[start]

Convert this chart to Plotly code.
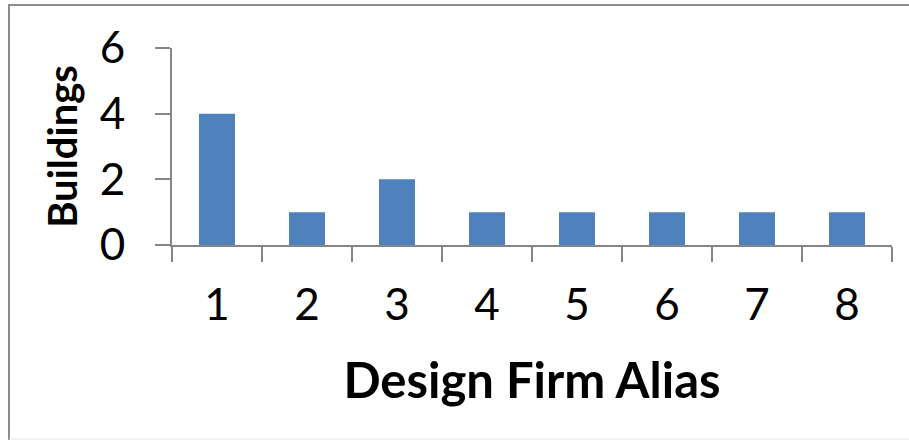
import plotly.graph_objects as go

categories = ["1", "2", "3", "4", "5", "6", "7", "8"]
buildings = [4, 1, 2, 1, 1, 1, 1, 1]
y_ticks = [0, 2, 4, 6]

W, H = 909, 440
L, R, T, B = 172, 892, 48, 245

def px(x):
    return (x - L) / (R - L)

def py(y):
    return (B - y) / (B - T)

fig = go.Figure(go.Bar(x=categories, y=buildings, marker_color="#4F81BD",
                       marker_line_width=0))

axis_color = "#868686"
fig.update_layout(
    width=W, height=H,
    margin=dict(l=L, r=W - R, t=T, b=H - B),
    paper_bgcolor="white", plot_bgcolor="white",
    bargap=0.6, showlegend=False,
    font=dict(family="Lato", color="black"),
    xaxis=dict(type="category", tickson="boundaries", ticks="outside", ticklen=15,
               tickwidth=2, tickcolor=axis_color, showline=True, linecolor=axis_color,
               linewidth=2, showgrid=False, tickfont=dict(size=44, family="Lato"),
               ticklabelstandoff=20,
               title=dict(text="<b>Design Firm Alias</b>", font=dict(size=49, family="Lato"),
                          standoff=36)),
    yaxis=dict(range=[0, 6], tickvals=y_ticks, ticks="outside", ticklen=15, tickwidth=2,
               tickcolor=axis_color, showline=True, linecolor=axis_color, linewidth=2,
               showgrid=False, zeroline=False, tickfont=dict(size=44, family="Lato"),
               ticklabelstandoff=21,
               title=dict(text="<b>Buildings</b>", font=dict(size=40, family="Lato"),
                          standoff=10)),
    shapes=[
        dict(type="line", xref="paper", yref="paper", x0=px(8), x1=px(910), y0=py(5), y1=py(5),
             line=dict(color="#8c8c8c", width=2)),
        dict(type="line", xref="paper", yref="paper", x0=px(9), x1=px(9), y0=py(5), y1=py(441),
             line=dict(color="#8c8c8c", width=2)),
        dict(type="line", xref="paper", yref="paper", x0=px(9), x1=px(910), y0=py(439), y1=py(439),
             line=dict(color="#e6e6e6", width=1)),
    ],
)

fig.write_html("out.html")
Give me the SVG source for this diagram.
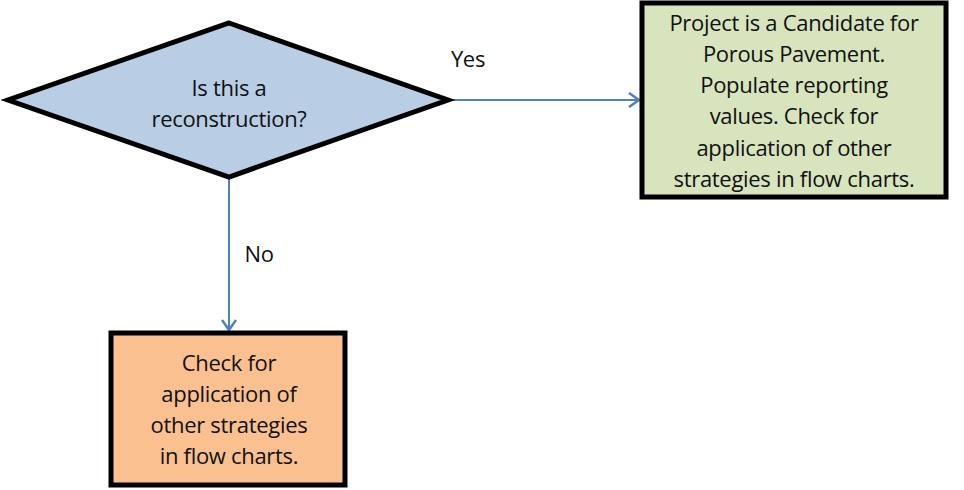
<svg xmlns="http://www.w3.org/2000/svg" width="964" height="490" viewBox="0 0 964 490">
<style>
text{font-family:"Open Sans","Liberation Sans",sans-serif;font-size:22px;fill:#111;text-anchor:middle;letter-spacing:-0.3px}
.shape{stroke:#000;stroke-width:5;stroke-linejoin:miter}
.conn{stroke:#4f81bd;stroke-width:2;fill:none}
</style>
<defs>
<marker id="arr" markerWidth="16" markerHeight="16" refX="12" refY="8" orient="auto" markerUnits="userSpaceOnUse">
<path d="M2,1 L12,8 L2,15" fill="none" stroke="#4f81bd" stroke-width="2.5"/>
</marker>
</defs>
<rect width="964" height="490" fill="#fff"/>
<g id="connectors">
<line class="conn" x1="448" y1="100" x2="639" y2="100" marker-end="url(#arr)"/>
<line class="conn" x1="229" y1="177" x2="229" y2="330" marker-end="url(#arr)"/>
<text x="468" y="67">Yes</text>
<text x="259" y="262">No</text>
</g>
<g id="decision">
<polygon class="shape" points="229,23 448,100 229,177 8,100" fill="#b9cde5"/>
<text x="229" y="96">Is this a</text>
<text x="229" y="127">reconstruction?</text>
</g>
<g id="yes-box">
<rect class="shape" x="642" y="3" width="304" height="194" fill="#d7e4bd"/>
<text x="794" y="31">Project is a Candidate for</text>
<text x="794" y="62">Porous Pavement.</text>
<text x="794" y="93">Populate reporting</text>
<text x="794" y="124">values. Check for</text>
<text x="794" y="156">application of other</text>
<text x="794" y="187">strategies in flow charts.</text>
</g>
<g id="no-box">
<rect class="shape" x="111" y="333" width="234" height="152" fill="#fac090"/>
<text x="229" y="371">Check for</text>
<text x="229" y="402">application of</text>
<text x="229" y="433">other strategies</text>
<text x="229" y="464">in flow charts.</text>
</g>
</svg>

[end]

Leave out the pictures and repeat exactly the lines from the start of the material through the line that contains "marker_line_width=0))", both included.

SOLUTION FOR THIS PROBLEM —
Convert this chart to Plotly code.
import plotly.graph_objects as go

categories = ["1", "2", "3", "4", "5", "6", "7", "8"]
buildings = [4, 1, 2, 1, 1, 1, 1, 1]
y_ticks = [0, 2, 4, 6]

W, H = 909, 440
L, R, T, B = 172, 892, 48, 245

def px(x):
    return (x - L) / (R - L)

def py(y):
    return (B - y) / (B - T)

fig = go.Figure(go.Bar(x=categories, y=buildings, marker_color="#4F81BD",
                       marker_line_width=0))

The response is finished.